GAO report: Eliminating program duplication could save 'billions'
Senator says inventory makes lawmakers and executive branch officials look like "fools" for failing to track and eliminate areas of overlap.
A Government Accountability Office report released on Tuesday concludes the federal government "could potentially save billions of taxpayer dollars annually" by "reducing or eliminating duplication, overlap, or fragmentation" in federal government programs.
The report was mandated by a provision included by Sen. Tom Coburn, R-Okla., in a bill passed last year raising the federal debt ceiling. And Coburn said on Monday evening that the findings bolster his long-standing attempts to consolidate or eliminate duplicative programs.
"It makes us all look like jackasses," Coburn told reporters, arguing both the legislative and executive branches can barely track federal programs. "Anybody that says that we don't look like fools up here hasn't read the report," he said.
Coburn argued that eliminating duplicative programs should be part of deficit reduction legislation he is working on as part of a bipartisan group of senators. The bill will be based on a proposal last year by the heads of a presidentially appointed deficit-reduction commission.
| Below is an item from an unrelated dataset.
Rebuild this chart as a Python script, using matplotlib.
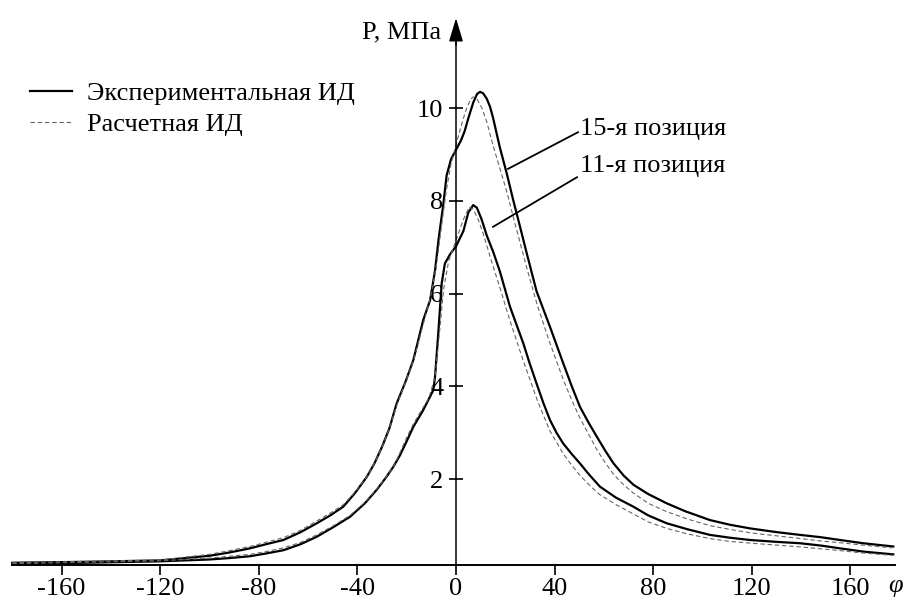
import numpy as np
import matplotlib
matplotlib.use('Agg')
import matplotlib.pyplot as plt

plt.rcParams['font.family'] = ['Liberation Serif', 'DejaVu Serif']
plt.rcParams['axes.unicode_minus'] = False

# 15-я позиция, эксперимент
x15_exp = [-180, -150, -120, -100, -92, -83.6, -77, -70, -63, -56.5, -51, -45.7, -41, -36.2, -33,
           -30, -27, -24.1, -20.5, -17.3, -15.3, -13.3, -10.5, -8.5, -7, -5.2, -3.8, -2, 0, 2, 3.5,
           5, 7, 8.5, 9.7, 11, 12.5, 13.8, 15, 16.5, 17.8, 20.6, 23.2, 26, 28.7, 32.7, 38.1, 43.5,
           47, 50.3, 54, 57.1, 60.5, 63.8, 68, 72, 78, 85.5, 93, 103, 111, 119.3, 130, 139.6, 148,
           155.8, 165.2, 177.4]
y15_exp = [0.2, 0.22, 0.25, 0.35, 0.42, 0.51, 0.6, 0.69, 0.86, 1.05, 1.22, 1.41, 1.7, 2.05, 2.35,
           2.7, 3.1, 3.63, 4.1, 4.57, 5.0, 5.43, 5.86, 6.5, 7.2, 7.9, 8.55, 8.9, 9.1, 9.3, 9.5,
           9.78, 10.12, 10.3, 10.35, 10.32, 10.2, 10.03, 9.8, 9.45, 9.15, 8.59, 8.02, 7.44, 6.87,
           6.05, 5.29, 4.5, 4.0, 3.56, 3.2, 2.92, 2.62, 2.35, 2.08, 1.88, 1.68, 1.48, 1.31, 1.12,
           1.02, 0.94, 0.86, 0.8, 0.75, 0.69, 0.62, 0.55]

# 15-я позиция, расчет
x15_calc = [-180, -120, -100, -92, -83.6, -77, -70, -63, -56.5, -51, -45.7, -41, -36.2, -33, -30,
            -27, -24, -20.5, -17, -13, -10, -8, -6, -4, -2, 0, 2, 4, 6, 7, 8.5, 10.5, 12.5, 15,
            17.8, 20.6, 23, 26, 29, 33, 38, 43.5, 47, 50, 54, 57, 60.5, 64, 68, 72, 78, 85.5, 94,
            103, 111, 120, 130, 140, 148, 156, 165, 177]
y15_calc = [0.2, 0.26, 0.38, 0.46, 0.55, 0.64, 0.74, 0.9, 1.1, 1.27, 1.45, 1.72, 2.05, 2.35, 2.7,
            3.1, 3.6, 4.1, 4.6, 5.4, 6.0, 6.6, 7.4, 8.2, 8.8, 9.2, 9.6, 9.95, 10.2, 10.24, 10.2,
            10.0, 9.7, 9.2, 8.7, 8.2, 7.7, 7.1, 6.5, 5.75, 4.95, 4.15, 3.7, 3.35, 2.95, 2.65, 2.36,
            2.1, 1.88, 1.7, 1.48, 1.3, 1.14, 1.0, 0.92, 0.84, 0.78, 0.72, 0.67, 0.63, 0.58, 0.52]

# 11-я позиция, эксперимент
x11_exp = [-180, -150, -120, -100, -92, -83.6, -77, -70, -63, -56.5, -50, -43, -37, -32.2, -28.5,
           -25.4, -22.7, -20, -17.3, -13.3, -9.2, -8.5, -7.2, -5.8, -4.5, -2.4, 0, 3, 5, 7, 8.5,
           10.4, 12.5, 15.1, 17.8, 21.9, 27.3, 30, 32.7, 35.4, 38.1, 40.8, 43.5, 47, 50.3, 54,
           58.4, 65, 71.9, 78, 85.5, 94, 103, 111, 119.3, 130, 139.6, 148, 155.8, 165.2, 177.4]
y11_exp = [0.18, 0.2, 0.23, 0.27, 0.3, 0.34, 0.4, 0.47, 0.6, 0.76, 0.96, 1.19, 1.48, 1.77, 2.03,
           2.27, 2.52, 2.82, 3.13, 3.49, 3.92, 4.21, 5.14, 6.22, 6.65, 6.85, 7.02, 7.35, 7.75,
           7.91, 7.85, 7.6, 7.25, 6.9, 6.48, 5.72, 4.93, 4.48, 4.06, 3.65, 3.28, 3.0, 2.77, 2.54,
           2.34, 2.1, 1.84, 1.6, 1.41, 1.22, 1.05, 0.92, 0.8, 0.74, 0.69, 0.65, 0.62, 0.57, 0.51,
           0.44, 0.38]

# 11-я позиция, расчет
x11_calc = [-180, -120, -100, -92, -83.6, -77, -70, -63, -56.5, -50, -43, -37, -32, -28.5, -25,
            -22.5, -20, -17.5, -15, -11, -8.5, -7, -5, -3, -1, 1, 3, 5.4, 7, 9, 11, 13, 15, 18, 22,
            27, 33, 38, 43.5, 47, 50, 54, 58, 65, 72, 78, 85.5, 94, 103, 111, 120, 130, 140, 148,
            156, 165, 177]
y11_calc = [0.18, 0.24, 0.3, 0.34, 0.38, 0.44, 0.52, 0.64, 0.8, 0.99, 1.22, 1.5, 1.8, 2.04, 2.3,
            2.6, 2.9, 3.17, 3.4, 3.75, 4.2, 5.0, 6.1, 6.7, 7.0, 7.3, 7.6, 7.87, 7.82, 7.6, 7.3,
            6.95, 6.6, 6.1, 5.4, 4.6, 3.7, 3.05, 2.55, 2.3, 2.1, 1.88, 1.68, 1.45, 1.25, 1.08,
            0.94, 0.82, 0.72, 0.66, 0.62, 0.58, 0.54, 0.5, 0.46, 0.41, 0.36]

x_ticks = [-160, -120, -80, -40, 0, 40, 80, 120, 160]
y_ticks = [2, 4, 6, 8, 10]

fs = 19

fig = plt.figure(figsize=(9.11, 6.01), dpi=100)
ax = fig.add_axes([0, 0, 1, 1])
ax.set_xlim(-185, 184.6)
ax.set_ylim(-0.625, 12.33)

solid_kw = dict(color='black', lw=1.6, solid_joinstyle='round')
dash_kw = dict(color='#666666', lw=0.8, linestyle=(0, (4, 2.5)))

l_exp, = ax.plot(x15_exp, y15_exp, **solid_kw)
ax.plot(x11_exp, y11_exp, **solid_kw)
l_calc, = ax.plot(x15_calc, y15_calc, **dash_kw)
ax.plot(x11_calc, y11_calc, **dash_kw)

# оси через начало координат
for s in ['top', 'right']:
    ax.spines[s].set_visible(False)
ax.spines['left'].set_position(('data', 0))
ax.spines['left'].set_bounds(0.15, 11.7)
ax.spines['bottom'].set_position(('data', 0.15))
ax.spines['bottom'].set_bounds(-180, 178)
ax.spines['left'].set_linewidth(1.1)
ax.spines['bottom'].set_linewidth(1.4)

ax.annotate('', xy=(0, 12.0), xytext=(0, 11.3),
            arrowprops=dict(arrowstyle='-|>,head_length=0.6,head_width=0.18',
                            mutation_scale=24, color='black', lw=1.1))

ax.set_xticks(x_ticks)
ax.set_yticks(y_ticks)
ax.tick_params(axis='x', direction='out', length=7, width=1.2, pad=2, labelsize=fs)
ax.tick_params(axis='y', direction='inout', length=10, width=1.2, pad=4, labelsize=fs)

ax.text(-6.1, 11.64, 'P, МПа', fontsize=fs, ha='right', va='center')
ax.text(178.5, -0.3, 'φ', fontsize=fs, style='italic', ha='center', va='center')

# подписи кривых
ax.plot([21.1, 49.5], [8.69, 9.48], color='black', lw=1.3)
ax.plot([15.0, 49.1], [7.44, 8.51], color='black', lw=1.3)
ax.text(50.5, 9.56, '15-я позиция', fontsize=fs, ha='left', va='center')
ax.text(50.5, 8.75, '11-я позиция', fontsize=fs, ha='left', va='center')

ax.legend([l_exp, l_calc], ['Экспериментальная ИД', 'Расчетная ИД'],
          loc='upper left', bbox_to_anchor=(30 / 911, 1 - 82 / 601), frameon=False,
          handlelength=1.6, handletextpad=0.55, borderpad=0, borderaxespad=0,
          labelspacing=0.27, fontsize=fs)

fig.savefig('out.png', dpi=100)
A draft summary of the report provided by Coburn's office lists 33 areas where federal programs overlap, creating potential for savings through consolidation or elimination of overlap. It cites five separate arms-control and nonproliferation bureaus, including two in the State Department; 18 separate domestic food assistance programs; 20 programs in seven agencies to assist the homeless; 80 programs providing transportation for the disadvantaged; 82 programs to improve teacher quality; 56 programs to bolster financial literacy; and more than 24 presidentially appointed individuals in several agencies with some responsibility for bio-defense.
It is not clear that many such "duplicative" programs fully overlap. Nor does the report say that overlapping means they cannot provide cumulative benefits. In addition, some scholars who study bureaucracies believe that competing government programs may provide services more efficiently than those that do not face competition. Eliminating duplicative programs would also likely represent a relatively small step in reining in federal budget deficits driven largely by nondiscretionary entitlement spending.
Still, GAO states the duplication creates an opportunity for quick savings.
"Considering the amount of program dollars involved in the issues we have identified, even limited adjustments could result in significant savings," the report says.
The summary adds that "in some cases, there is sufficient information available today to show that if actions are taken to address individual issues summarized in the report, financial benefits ranging from the tens of millions to several billion dollars annually may be realized by addressing that single issue."